The exercise: Set the lines down again exactly, first line through the line that contains "const Y_MINOR = [-3, -1, 1, 3];", with no pictures.
================================
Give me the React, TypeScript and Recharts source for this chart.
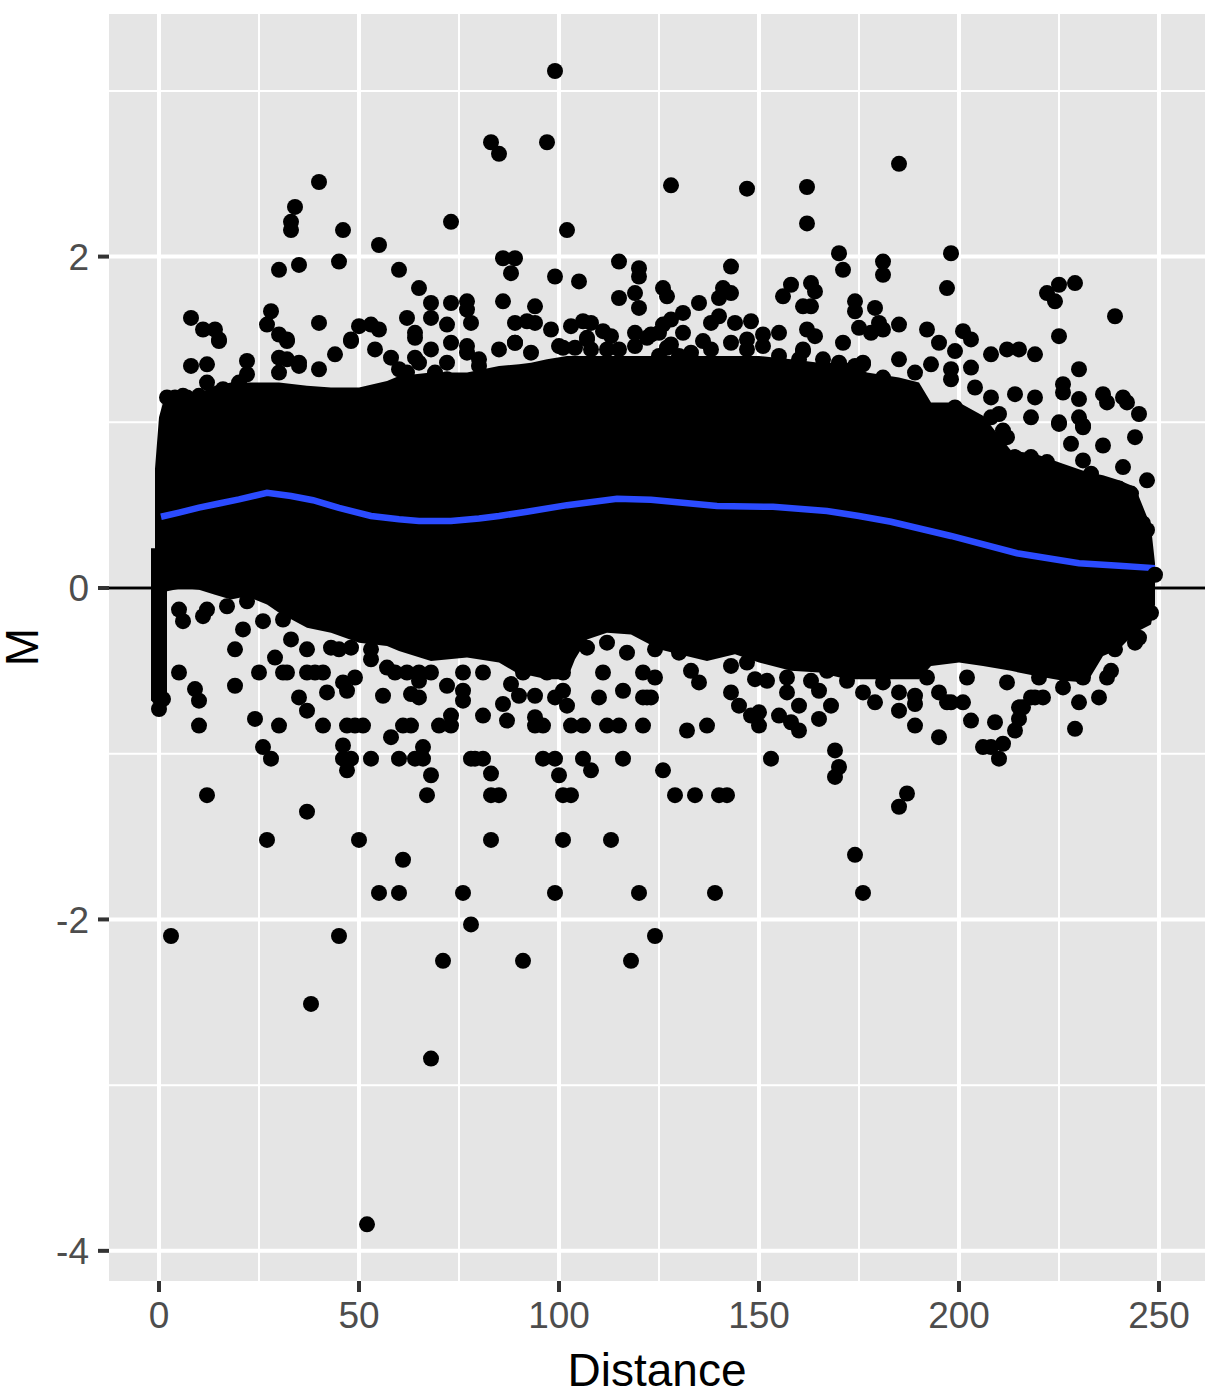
import { ComposedChart, Area, Line, Scatter, XAxis, YAxis, CartesianGrid, ReferenceLine } from 'recharts';

const X_TICKS = [0, 50, 100, 150, 200, 250];
const X_MINOR = [25, 75, 125, 175, 225];
const Y_TICKS = [-4, -2, 0, 2];
const Y_MINOR = [-3, -1, 1, 3];

const BAND_X = [-2, -1, -1, 0, 1, 2, 2, 6, 10, 14, 18, 22, 27, 30, 37, 43, 50, 57, 60, 68, 77, 85, 90, 93, 97, 102, 104, 107, 112, 118, 125, 130, 137, 144, 150, 158, 165, 172, 177, 185, 190, 193, 200, 206, 213, 219, 226, 232, 236, 240, 244, 248, 249];
const BAND_UPPER = [0.24, 0.24, 0.72, 1.03, 1.12, 1.13, 1.13, 1.15, 1.17, 1.22, 1.24, 1.24, 1.24, 1.24, 1.22, 1.21, 1.21, 1.25, 1.28, 1.3, 1.3, 1.34, 1.35, 1.36, 1.38, 1.4, 1.4, 1.4, 1.4, 1.4, 1.4, 1.4, 1.4, 1.4, 1.4, 1.38, 1.36, 1.36, 1.3, 1.27, 1.24, 1.12, 1.12, 1.04, 0.83, 0.81, 0.75, 0.7, 0.68, 0.65, 0.61, 0.37, 0.15];
const BAND_LOWER = [-0.68, -0.68, -0.68, -0.68, -0.68, -0.68, -0.02, 0, -0.01, -0.04, -0.07, -0.05, -0.1, -0.15, -0.24, -0.27, -0.33, -0.35, -0.38, -0.44, -0.42, -0.45, -0.52, -0.53, -0.55, -0.55, -0.43, -0.31, -0.27, -0.28, -0.37, -0.4, -0.44, -0.4, -0.45, -0.5, -0.51, -0.55, -0.55, -0.55, -0.55, -0.47, -0.45, -0.47, -0.5, -0.53, -0.56, -0.57, -0.41, -0.37, -0.27, -0.22, -0.1];

// smoother
const SMOOTH_X = [0.5, 5, 10, 15, 20, 27, 33, 38.5, 45, 53, 60, 65, 73, 80, 85, 92, 102, 114.5, 123, 139.5, 153.5, 167, 175, 183, 198, 214.5, 230, 240, 249];
const SMOOTH_Y = [0.43, 0.455, 0.485, 0.51, 0.535, 0.574, 0.555, 0.53, 0.483, 0.435, 0.415, 0.405, 0.405, 0.42, 0.435, 0.46, 0.5, 0.538, 0.532, 0.495, 0.49, 0.465, 0.435, 0.4, 0.314, 0.21, 0.15, 0.135, 0.12];

const STRIP_POINTS = [
  [0, -0.66], [0, -0.73], [1, -0.67],
];

const UPPER_POINTS = [
  [99, 3.12], [97, 2.69], [83, 2.69], [85, 2.62], [40, 2.45], [34, 2.3], [33, 2.21], [33, 2.16], [46, 2.16], [55, 2.07], [73, 2.21], [102, 2.16], [86, 1.99], [89, 1.99], [88, 1.9], [30, 1.92], [35, 1.95], [45, 1.97], [60, 1.92], [65, 1.81], [68, 1.72], [73, 1.72], [77, 1.73], [77, 1.68], [86, 1.73], [94, 1.7], [99, 1.88], [105, 1.85],
  [8, 1.63], [11, 1.56], [14, 1.56], [15, 1.5], [28, 1.67], [27, 1.59], [30, 1.53], [32, 1.5], [40, 1.6], [50, 1.58], [53, 1.59], [55, 1.56], [48, 1.5], [62, 1.63], [64, 1.54], [68, 1.63], [72, 1.59], [78, 1.6], [89, 1.6], [92, 1.61], [94, 1.6], [98, 1.56], [103, 1.58], [106, 1.61], [107, 1.51],
  [128, 2.43], [147, 2.41], [162, 2.42], [185, 2.56], [162, 2.2], [115, 1.97], [120, 1.93], [120, 1.88], [143, 1.94], [170, 2.02], [171, 1.92], [198, 2.02], [181, 1.97], [181, 1.89], [197, 1.81], [126, 1.81], [127, 1.76], [115, 1.75], [119, 1.78], [120, 1.69], [135, 1.72], [140, 1.75], [141, 1.81], [143, 1.78], [158, 1.83], [156, 1.76], [163, 1.84], [164, 1.79], [161, 1.7], [163, 1.7], [174, 1.73], [174, 1.67], [179, 1.69], [185, 1.59], [181, 1.56], [178, 1.54], [180, 1.6], [175, 1.57], [192, 1.56], [195, 1.48], [201, 1.55], [203, 1.5], [199, 1.43], [208, 1.41], [212, 1.44], [215, 1.44], [219, 1.41], [222, 1.78], [225, 1.83], [229, 1.84], [224, 1.73], [239, 1.64], [225, 1.52], [230, 1.32], [226, 1.23], [226, 1.18], [230, 1.14], [236, 1.17], [237, 1.12], [241, 1.15], [242, 1.12], [245, 1.05], [219, 1.15], [214, 1.17], [208, 1.15], [218, 1.03], [225, 1.0], [230, 1.03], [231, 0.98], [203, 1.33], [198, 1.32], [198, 1.26], [193, 1.35], [204, 1.21], [185, 1.38], [181, 1.27], [189, 1.3], [176, 1.36], [171, 1.48], [148, 1.61], [155, 1.54], [151, 1.53], [162, 1.56], [164, 1.52], [140, 1.64], [138, 1.6], [144, 1.6], [131, 1.54], [131, 1.66], [128, 1.62], [126, 1.59], [113, 1.52], [119, 1.54], [123, 1.53], [127, 1.45], [136, 1.49], [147, 1.5], [161, 1.43],
  [2, 1.15], [8, 1.34], [12, 1.35], [12, 1.24], [15, 1.49], [22, 1.37], [22, 1.29], [6, 1.16], [30, 1.39], [32, 1.49], [35, 1.36], [40, 1.32], [44, 1.41], [48, 1.49], [54, 1.44], [58, 1.39], [60, 1.32], [64, 1.39], [64, 1.51], [68, 1.44], [69, 1.3], [72, 1.26], [73, 1.48], [77, 1.46], [80, 1.38], [89, 1.48], [101, 1.45], [107, 1.5], [152, 1.32], [161, 1.44], [176, 1.35], [125, 1.4], [128, 1.47], [111, 1.55], [108, 1.6],
  [240, 0.6], [243, 0.57], [247, 0.65], [241, 0.73], [244, 0.91], [236, 0.86], [231, 0.77], [228, 0.87], [231, 0.97], [225, 0.99], [211, 0.95], [212, 0.91], [194, 1.06], [199, 1.09], [208, 1.03], [210, 1.05], [214, 0.79], [218, 0.79], [222, 0.76], [233, 0.69], [246, 0.39], [246, 0.24], [247, 0.35], [249, 0.08], [248, -0.15],
  [85, 1.44], [89, 1.48], [93, 1.42], [100, 1.46], [104, 1.45], [108, 1.44], [112, 1.44], [115, 1.44], [122, 1.51], [119, 1.46], [125, 1.54], [133, 1.42], [130, 1.4], [138, 1.44], [143, 1.48], [147, 1.44], [151, 1.46], [155, 1.4], [160, 1.38], [166, 1.38], [170, 1.36], [174, 1.34],
  [32, 1.38], [35, 1.34], [30, 1.3], [65, 1.36], [62, 1.3], [72, 1.36], [77, 1.42], [80, 1.34], [69, 1.27], [20, 1.24],
  [4, 1.15], [7, 1.15], [10, 1.16], [13, 1.16], [16, 1.2],
];

const LOWER_POINTS = [
  [238, -0.5], [237, -0.54], [235, -0.66], [230, -0.69], [219, -0.66], [216, -0.72], [215, -0.79], [209, -0.81], [203, -0.8], [229, -0.85], [202, -0.54], [212, -0.57], [197, -0.69], [201, -0.69], [195, -0.63], [189, -0.65], [189, -0.7], [185, -0.63], [185, -0.74], [179, -0.69], [176, -0.63], [189, -0.83],
  [113, -1.52], [120, -1.84], [139, -1.84], [176, -1.84], [174, -1.61], [129, -1.25], [134, -1.25], [140, -1.25], [142, -1.25], [187, -1.24], [185, -1.32], [116, -1.03], [126, -1.1], [153, -1.03], [169, -0.98], [170, -1.08], [169, -1.14], [112, -0.83], [115, -0.83], [121, -0.83], [132, -0.86], [137, -0.83], [150, -0.83], [160, -0.86], [165, -0.79], [168, -0.71], [195, -0.9], [206, -0.96], [208, -0.96], [211, -0.94], [210, -1.03], [214, -0.86], [215, -0.72], [218, -0.66], [221, -0.66],
  [116, -0.62], [117, -0.39], [130, -0.39], [143, -0.47], [147, -0.45], [143, -0.63], [145, -0.71], [150, -0.75], [148, -0.77], [121, -0.51], [124, -0.54], [122, -0.66], [121, -0.66], [123, -0.66], [111, -0.51], [110, -0.66], [135, -0.57], [133, -0.5], [157, -0.63], [165, -0.62], [160, -0.71], [155, -0.77], [158, -0.81], [149, -0.55], [152, -0.56], [198, -0.69],
  [5, -0.51], [9, -0.61], [10, -0.68], [10, -0.83], [19, -0.37], [19, -0.59], [21, -0.25], [25, -0.51], [31, -0.51], [32, -0.51], [37, -0.51], [39, -0.51], [41, -0.51], [35, -0.66], [37, -0.74], [42, -0.63], [46, -0.57], [49, -0.54], [47, -0.62], [56, -0.65], [63, -0.64], [65, -0.66], [72, -0.59], [76, -0.62], [76, -0.68],
  [24, -0.79], [30, -0.83], [41, -0.83], [47, -0.83], [49, -0.83], [51, -0.83], [61, -0.83], [63, -0.83], [70, -0.83], [73, -0.83], [73, -0.77], [81, -0.77], [87, -0.8], [86, -0.7], [94, -0.78], [94, -0.83], [96, -0.83], [103, -0.83], [106, -0.83], [88, -0.58], [90, -0.65], [94, -0.65], [99, -0.66], [101, -0.62], [102, -0.71],
  [26, -0.96], [28, -1.03], [46, -0.95], [46, -1.03], [48, -1.03], [47, -1.1], [53, -1.03], [58, -0.9], [60, -1.03], [64, -1.03], [66, -1.03], [66, -0.96], [68, -1.13], [67, -1.25], [12, -1.25], [37, -1.35], [27, -1.52], [50, -1.52], [83, -1.52], [101, -1.52], [61, -1.64], [78, -1.03], [79, -1.03], [81, -1.03], [83, -1.12], [83, -1.25], [85, -1.25], [96, -1.03], [99, -1.03], [106, -1.03], [108, -1.1], [100, -1.13], [101, -1.25], [103, -1.25],
  [5, -0.13], [6, -0.2], [11, -0.17], [12, -0.13], [17, -0.11], [22, -0.08], [26, -0.2], [31, -0.19], [33, -0.31], [29, -0.42], [37, -0.37], [43, -0.36], [45, -0.37], [48, -0.36], [53, -0.37], [53, -0.43], [57, -0.48], [62, -0.51], [59, -0.51], [65, -0.51], [68, -0.51], [76, -0.51], [81, -0.51], [65, -0.56], [101, -0.51], [91, -0.51], [97, -0.51], [107, -0.36],
  [112, -0.33], [124, -0.37], [157, -0.54], [163, -0.56], [167, -0.5], [172, -0.56], [181, -0.57], [192, -0.54], [220, -0.54], [226, -0.6], [231, -0.54], [239, -0.37], [244, -0.33], [245, -0.3],
];

const FAR_POINTS = [
  [3, -2.1], [45, -2.1], [124, -2.1], [78, -2.03], [71, -2.25], [91, -2.25], [118, -2.25], [38, -2.51], [68, -2.84], [52, -3.84], [55, -1.84], [60, -1.84], [76, -1.84], [99, -1.84],
];

const bandData = BAND_X.map((x, i) => ({ x, band: [BAND_LOWER[i], BAND_UPPER[i]] }));
const smoothData = SMOOTH_X.map((x, i) => ({ x, smooth: SMOOTH_Y[i] }));
const pointData = [...STRIP_POINTS, ...UPPER_POINTS, ...LOWER_POINTS, ...FAR_POINTS].map(([x, y]) => ({ x, y }));

const tickStyle = { fontSize: 37, fill: '#4D4D4D', fontFamily: 'Liberation Sans' };
const titleStyle = { fontSize: 46, fill: '#000', fontFamily: 'Liberation Sans' };

function Dot(props: any) {
  return <circle cx={props.cx} cy={props.cy} r={8} fill="#000" />;
}

export default function App() {
  return (
    <div style={{ position: 'absolute', left: 0, top: 0, width: 1218, height: 1395, background: '#fff' }}>
      <ComposedChart width={1218} height={1395} margin={{ top: 14, right: 13, bottom: 0, left: 0 }}>
        <CartesianGrid fill="#E5E5E5" stroke="#fff" strokeWidth={2} horizontalValues={Y_MINOR} verticalValues={X_MINOR} />
        <CartesianGrid stroke="#fff" strokeWidth={4} horizontalValues={Y_TICKS} verticalValues={X_TICKS} />
        <XAxis
          dataKey="x"
          type="number"
          domain={[-12.5, 261.5]}
          ticks={X_TICKS}
          height={114}
          axisLine={false}
          tickSize={11}
          tickMargin={10}
          tickLine={{ stroke: '#333', strokeWidth: 4 }}
          tick={tickStyle}
          label={{ value: 'Distance', position: 'insideBottom', offset: 9, style: titleStyle }}
        />
        <YAxis
          dataKey="y"
          type="number"
          domain={[-4.182, 3.464]}
          ticks={Y_TICKS}
          width={109}
          axisLine={false}
          tickSize={11}
          tickMargin={9}
          tickLine={{ stroke: '#333', strokeWidth: 4 }}
          tick={tickStyle}
        />
        <ReferenceLine y={0} stroke="#000" strokeWidth={3} />
        <Area data={bandData} dataKey="band" type="linear" stroke="none" fill="#000" fillOpacity={1} dot={false} activeDot={false} isAnimationActive={false} />
        <Scatter data={pointData} shape={Dot} isAnimationActive={false} />
        <Line data={smoothData} dataKey="smooth" type="linear" stroke="#2B4BFF" strokeWidth={6.5} dot={false} activeDot={false} isAnimationActive={false} />
        <text x={22} y={647} transform="rotate(-90 22 647)" textAnchor="middle" dominantBaseline="central" style={titleStyle}>M</text>
      </ComposedChart>
    </div>
  );
}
================================
The result:
Give me the React, TypeScript and Recharts source for this chart.
import { ComposedChart, Area, Line, Scatter, XAxis, YAxis, CartesianGrid, ReferenceLine } from 'recharts';

const X_TICKS = [0, 50, 100, 150, 200, 250];
const X_MINOR = [25, 75, 125, 175, 225];
const Y_TICKS = [-4, -2, 0, 2];
const Y_MINOR = [-3, -1, 1, 3];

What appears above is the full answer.